Your question, Jackson, is related to God’s attribute of omnipotence, which I’m writing on in my forthcoming Systematic Philosophical Theology. With respect to divine omnipotence, philosopher Brian Leftow astutely observes that what we find in Scripture is testimony to both the power of God and to the range of things that God can do. Leftow illustrates the difference between the two: “I might be physically and mentally strong enough to win a chess match, but be unable to do so because I do not know the rules. . . . Again, two people might be able to accomplish the same tasks; if one does them easily and the other strains to equal the first, there is a difference between them, which intuitively does not consist in the range of tasks they are able to perform.”[1]

This largely overlooked distinction yields insight into scriptural restrictions on the range of God’s power. For while Scripture affirms repeatedly that God can do all things, the Scripture also states bluntly, “When God desired to show more convincingly. . . the unchangeable character of his purpose, he interposed with an oath, so that through two unchangeable things, in which it is impossible that God should prove false, we. . . might have strong encouragement to seize the hope set before us” (Heb 6.17). The passage exemplifies Leftow’s distinction. It takes no more raw power to break a promise or violate an oath than to keep them, but God is too good to do such things, and so they are impossible for him, lying outside the range of things he can do. “If we are faithless, he remains faithful—for he cannot deny himself” (II Tim 2.13).

Leftow rightly observes that most medieval and contemporary analyses of omnipotence focus on the range of things that an omnipotent agent can do, to the neglect of his power. For example, although Thomas Flint and Alfred Freddoso entitled their account of omnipotence “Maximal Power,” such a title is more appropriate to a description of God’s unlimited power than to their account of the range of God’s power.[2] Ironically, it is the agnostic philosopher Erik Wielenberg who has provided the most adequate and interesting account of omnipotence simply in terms of maximal power.[3] On Wielenberg’s account, for any agent S:

O. S is omnipotent if and only if there is no state of affairs such that S is unable to bring it because of a lack of power on S’s part.

Wielenberg’s account is properly an account of maximal degree of power. We cannot measure maximal power in terms of units, but we can give an explication of what it is.

Leftow maintains that Wielenberg’s account is in itself adequate but nonetheless incomplete with respect to omnipotence. He maintains that we must consider the range of S’s power as well. It seems to me that we can obtain an adequate account of divine omnipotence by combining Wielenberg’s account with Flint and Freddoso’s. That is too complicated to explain here, but in my forthcoming volume on the divine attributes I show how it may be done.

 


[1] Brian Leftow, “Omnipotence,” in The Oxford Handbook of Philosophical Theology, ed. Thomas P. Flint and Michael C. Rea (Oxford: Oxford University Press, 2009), p. 67.

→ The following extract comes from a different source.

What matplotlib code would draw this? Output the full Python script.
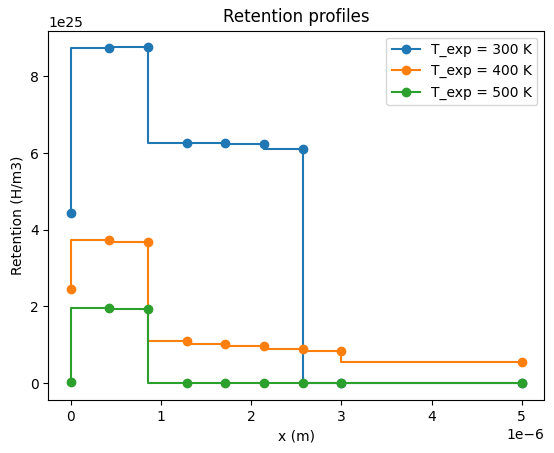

[2] Thomas P. Flint and Alfred J. Freddoso, “Maximal Power,” in The Existence and Nature of God, ed. Alfred J. Freddoso (Notre Dame, Ind: University of Notre Dame Press, 1983), pp. 81-113. When I asked Flint and Freddoso soon after the publication of their article why they used the expression “Maximal Power” rather than “Omnipotence,” they replied that it was merely to have a more interesting title. Flint had wanted to entitle the article “Great God Almighty,” but Freddoso, unamused, objected to that title as “impious.”

[3] Erik J. Wielenberg, “Omnipotence Again,” Faith and Philosophy 17/1 (2000): 37-44.